Once the world’s top female endurance racecar driver, Liz Halliday-Sharp is now steering toward a new career goal: competing for the U.S. Equestrian Team in the 2021 Olympics.
Many of us fantasize about competing at the elite level of an international sport. With enough sweat, grit and determination, a select few might even make it onto the podium.
But finding success at two international sports? Nearly unheard of. Yet Liz Halliday-Sharp has done just that. For more than a decade, Liz balanced two high-pressure, grueling pursuits — High Performance equestrian eventing and endurance motor racing — and became one of the best in the world at both.
“I’m quite busy in my brain,” Liz says. “I like to have things that push me to go fast and think fast, so both sports suit me really well.”
Since retiring from competitive motorsports in 2008, Liz has turned her attention to eventing full-time.

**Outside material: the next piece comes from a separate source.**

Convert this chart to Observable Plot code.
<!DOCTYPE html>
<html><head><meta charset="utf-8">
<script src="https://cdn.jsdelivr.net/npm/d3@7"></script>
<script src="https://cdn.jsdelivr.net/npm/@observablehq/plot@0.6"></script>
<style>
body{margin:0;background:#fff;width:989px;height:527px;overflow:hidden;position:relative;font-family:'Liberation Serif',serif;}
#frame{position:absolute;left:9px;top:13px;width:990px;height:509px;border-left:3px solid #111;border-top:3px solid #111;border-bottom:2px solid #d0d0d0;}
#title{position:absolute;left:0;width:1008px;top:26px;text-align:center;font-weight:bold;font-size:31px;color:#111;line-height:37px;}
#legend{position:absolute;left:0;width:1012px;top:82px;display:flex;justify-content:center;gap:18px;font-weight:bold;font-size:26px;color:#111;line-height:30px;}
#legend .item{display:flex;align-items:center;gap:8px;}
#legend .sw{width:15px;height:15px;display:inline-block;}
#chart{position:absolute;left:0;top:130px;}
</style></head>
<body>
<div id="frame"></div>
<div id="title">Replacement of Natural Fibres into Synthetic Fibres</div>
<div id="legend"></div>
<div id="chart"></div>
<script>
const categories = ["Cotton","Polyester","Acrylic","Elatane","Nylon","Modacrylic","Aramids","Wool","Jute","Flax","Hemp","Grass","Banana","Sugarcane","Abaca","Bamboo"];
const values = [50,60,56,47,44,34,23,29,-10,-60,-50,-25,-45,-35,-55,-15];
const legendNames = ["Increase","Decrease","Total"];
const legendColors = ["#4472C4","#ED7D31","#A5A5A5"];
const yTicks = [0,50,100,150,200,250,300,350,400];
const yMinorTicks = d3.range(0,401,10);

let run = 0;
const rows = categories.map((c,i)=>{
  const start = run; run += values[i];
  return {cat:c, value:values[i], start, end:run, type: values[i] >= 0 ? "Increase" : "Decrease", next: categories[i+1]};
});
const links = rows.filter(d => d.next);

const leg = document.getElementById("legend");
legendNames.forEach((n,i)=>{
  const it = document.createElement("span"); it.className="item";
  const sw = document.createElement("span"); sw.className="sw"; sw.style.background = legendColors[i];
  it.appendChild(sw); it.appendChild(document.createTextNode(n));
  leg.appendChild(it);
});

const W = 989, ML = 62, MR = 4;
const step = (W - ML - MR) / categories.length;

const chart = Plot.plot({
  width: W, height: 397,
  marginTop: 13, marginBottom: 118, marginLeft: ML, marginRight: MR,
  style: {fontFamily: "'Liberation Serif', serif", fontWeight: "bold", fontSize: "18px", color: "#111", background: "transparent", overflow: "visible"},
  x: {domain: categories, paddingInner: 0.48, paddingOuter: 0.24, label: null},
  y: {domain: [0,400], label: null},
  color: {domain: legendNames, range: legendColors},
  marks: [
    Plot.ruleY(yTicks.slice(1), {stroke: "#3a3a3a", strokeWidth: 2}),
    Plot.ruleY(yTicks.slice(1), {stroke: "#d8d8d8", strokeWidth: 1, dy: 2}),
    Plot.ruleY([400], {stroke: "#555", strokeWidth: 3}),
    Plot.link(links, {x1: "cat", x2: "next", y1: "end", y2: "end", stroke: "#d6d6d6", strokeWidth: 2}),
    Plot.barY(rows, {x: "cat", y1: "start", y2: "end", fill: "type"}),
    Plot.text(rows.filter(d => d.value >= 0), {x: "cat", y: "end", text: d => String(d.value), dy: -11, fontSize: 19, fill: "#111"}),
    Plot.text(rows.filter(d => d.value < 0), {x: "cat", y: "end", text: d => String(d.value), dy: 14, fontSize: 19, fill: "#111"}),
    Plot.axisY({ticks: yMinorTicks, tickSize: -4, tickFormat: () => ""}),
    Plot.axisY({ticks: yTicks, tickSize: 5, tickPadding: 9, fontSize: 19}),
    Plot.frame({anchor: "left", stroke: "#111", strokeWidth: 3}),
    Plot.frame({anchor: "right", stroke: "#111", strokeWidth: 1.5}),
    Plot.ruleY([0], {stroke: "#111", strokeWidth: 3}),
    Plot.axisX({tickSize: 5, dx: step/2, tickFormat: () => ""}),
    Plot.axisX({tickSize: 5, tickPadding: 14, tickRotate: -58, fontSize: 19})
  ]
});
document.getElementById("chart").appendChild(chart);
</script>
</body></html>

She’s appeared on several Nations Cup teams and served as the reserve rider for Team USA at the 2018 World Equestrian Games and the 2019 Pan American Games.

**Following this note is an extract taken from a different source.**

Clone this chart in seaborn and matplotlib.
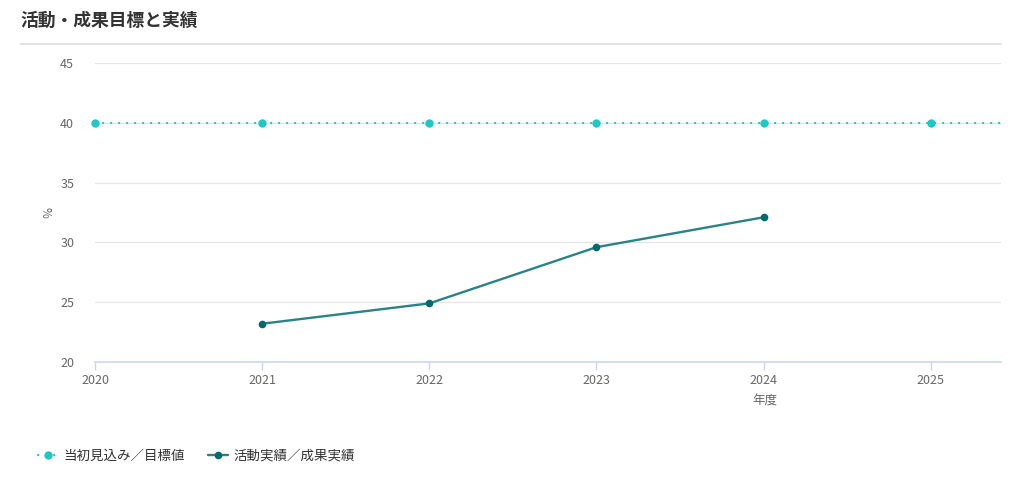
import pandas as pd
import matplotlib
matplotlib.use("Agg")
import matplotlib.pyplot as plt
import seaborn as sns
from matplotlib.lines import Line2D
from matplotlib.patches import Rectangle

years_target = [2020, 2021, 2022, 2023, 2024, 2025, 2026]
target = [40, 40, 40, 40, 40, 40, 40]
years_actual = [2021, 2022, 2023, 2024]
actual = [23.2, 24.9, 29.6, 32.1]

label_target = "当初見込み／目標値"
label_actual = "活動実績／成果実績"
yticks = [20, 25, 30, 35, 40, 45]
xticks = [2020, 2021, 2022, 2023, 2024, 2025]

sns.set_theme(style="white")
plt.rcParams["font.family"] = ["Noto Sans CJK JP", "DejaVu Sans"]

cyan = "#1ec8c4"
dark = "#006b6e"
dark_line = "#2a8385"
dots = (0, (0.1, 3.5))

df_t = pd.DataFrame({"year": years_target, "value": target})
df_a = pd.DataFrame({"year": years_actual, "value": actual})

fig = plt.figure(figsize=(10.11, 4.78), dpi=100)
ax = fig.add_axes([95 / 1011, 116 / 478, 906 / 1011, 299 / 478])

sns.lineplot(data=df_t, x="year", y="value", ax=ax, color=cyan, lw=1.6,
             marker="o", markersize=6, markeredgewidth=0)
sns.lineplot(data=df_a, x="year", y="value", ax=ax, color=dark_line, lw=1.7,
             marker="o", markersize=5.5, markerfacecolor=dark,
             markeredgewidth=0, clip_on=False)

# dotted target line, clipped only at the right edge
tline = ax.lines[0]
tline.set_linestyle(dots)
tline.set_dash_capstyle("round")
tline.set_clip_path(Rectangle((-0.05, -0.1), 1.05, 1.2, transform=ax.transAxes))

ax.set_xlim(2020, 2025.42)
ax.set_ylim(20, 45)
ax.set_yticks(yticks)
ax.set_xticks(xticks)
ax.yaxis.grid(True, color="#e6e6e6", lw=1)
ax.xaxis.grid(False)
for s in ["top", "right", "left"]:
    ax.spines[s].set_visible(False)
ax.spines["bottom"].set_color("#ccd6eb")
ax.spines["bottom"].set_linewidth(1.2)
ax.tick_params(axis="x", bottom=True, length=6, width=1, color="#ccd6eb",
               labelsize=9, labelcolor="#666666", pad=3)
ax.tick_params(axis="y", left=False, labelsize=9, labelcolor="#666666", pad=9)
ax.set_xlabel("")
ax.set_ylabel("")

fig.text(765 / 1011, 1 - 400 / 478, "年度", ha="center", va="center",
         fontsize=9, color="#666666")
fig.text(45 / 1011, 1 - 212 / 478, "%", ha="center", va="center",
         fontsize=8.5, color="#666666", rotation=-90)

fig.text(20 / 1011, 1 - 21 / 478, "活動・成果目標と実績", ha="left", va="center",
         fontsize=12.8, color="#333333", fontweight="bold")
fig.add_artist(Line2D([20 / 1011, 1001 / 1011], [1 - 44 / 478, 1 - 44 / 478],
                      transform=fig.transFigure, color="#dddddd", lw=1.2))

handles = [
    Line2D([], [], color=cyan, lw=1.6, linestyle=dots, dash_capstyle="round",
           marker="o", markersize=6, markeredgewidth=0),
    Line2D([], [], color=dark_line, lw=1.7, marker="o", markersize=5.5,
           markerfacecolor=dark, markeredgewidth=0),
]
fig.legend(handles, [label_target, label_actual], loc="center left",
           bbox_to_anchor=(26 / 1011, 1 - 456 / 478), ncol=2, frameon=False,
           fontsize=9.7, labelcolor="#333333", handlelength=1.5,
           handletextpad=0.4, columnspacing=1.7)

fig.savefig("out.png", dpi=100)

Now, Liz and her husband, Al, are relocating to Lexington, Ky., and working to make Liz’s next dream a reality: a spot on the 2021 U.S. Olympic eventing team.
Liz Halliday-Sharp; A Family Legacy
Liz, 41, started riding at 8 years old in her hometown of San Diego, Calif. She was drawn to high-intensity, adrenaline-pumping pursuits, so when she turned 16 and got her driver’s license, she instantly fell in love with the world of motorsports.
Driving was about more than just excitement; it was a chance for Liz to bond with her dad, a longtime coach and mentor to young racers. She began driving her father’s “little old historic car” and then set off to compete in her first 24 Hours of Le Mans, a brutal test of endurance in which a team of 3-4 drivers race for 24 straight hours at speeds upward of 200 mph.
Ultimately, Liz would become the most successful American female driver in the history of the American Le Mans Series races. All the while, she was also competing as a five-star eventer at some of the most prestigious courses in the world.
“I was young and single and I just lived on a horse or on a plane or in a car,” Liz says. “It was amazing. Some of the best years of my life.”
But when the financial crisis hit, Liz’s sponsors pulled out of their sporting commitments. Her father fell ill and couldn’t come out to watch her race. Liz decided it was time to move on.
“I reached a point one day where I was like, ‘What are we doing? This is insane.’ And I just dropped it cold turkey. I never renewed my racing license,” says Liz. “I thought, ‘I have to stop. I can’t do it halfway. I’m either doing it or I’m not.’”
For more than a decade, Liz has focused exclusively on eventing, but she still draws comparisons between her current sport and her previous pursuit.
“Both sports are very much full-bodied physical sports and require fast hand-eye coordination,” Liz explains. “Just like you wouldn’t ride to every cross-country fence the same way, you couldn’t drive into every corner at the same speed.”
Though both sports are strenuous, Liz says she finds eventing a bit less taxing. “Some days when it’s really, really hot and I’m competing all day, I think to myself, ‘Well, I could be in a three-layer driving suit with a balaclava and a helmet on, in a heat box of a racecar for three hours,’” she says with a laugh. “[Eventing] is not as bad.”
Endurance racing gave Liz insight into the power — and pressures — of teamwork.
“In racing, I was always part of a team with a few other drivers, and you’re under a huge amount of pressure to carry that weight for the team,” Liz says. “You’re always up against the gun to put the right time in.
“I like to think all those years of working with a team will hopefully make me a good team rider. I’m hoping it’ll all help me win a team medal for the United States.”
Taking the Next Steps
Assessing her stable of horses, Liz thinks Deniro Z, a 12-year-old Dutch Warmblood gelding, is a potential contender for the Tokyo Games. But she would have had to sell Deniro if not for the financial support she’s received from a group of owners who believe in her.
Even for a successful athlete like Liz, the economics of equestrian sport can quickly become prohibitive without the assistance of caring supporters like you.
“I’m not going to say I’ve managed it 100 percent off my own back,” she says. “I don’t think that I could have, to be honest. And I think a lot of riders would attest to that. It’s very difficult to do [this sport] from nothing.”
As Liz transitions to her new facility in Lexington after 20 years in England, she feels confident that the move will allow her to develop a stronger presence in the U.S. and — if all goes well — get her one step closer to fulfilling her Olympic dream.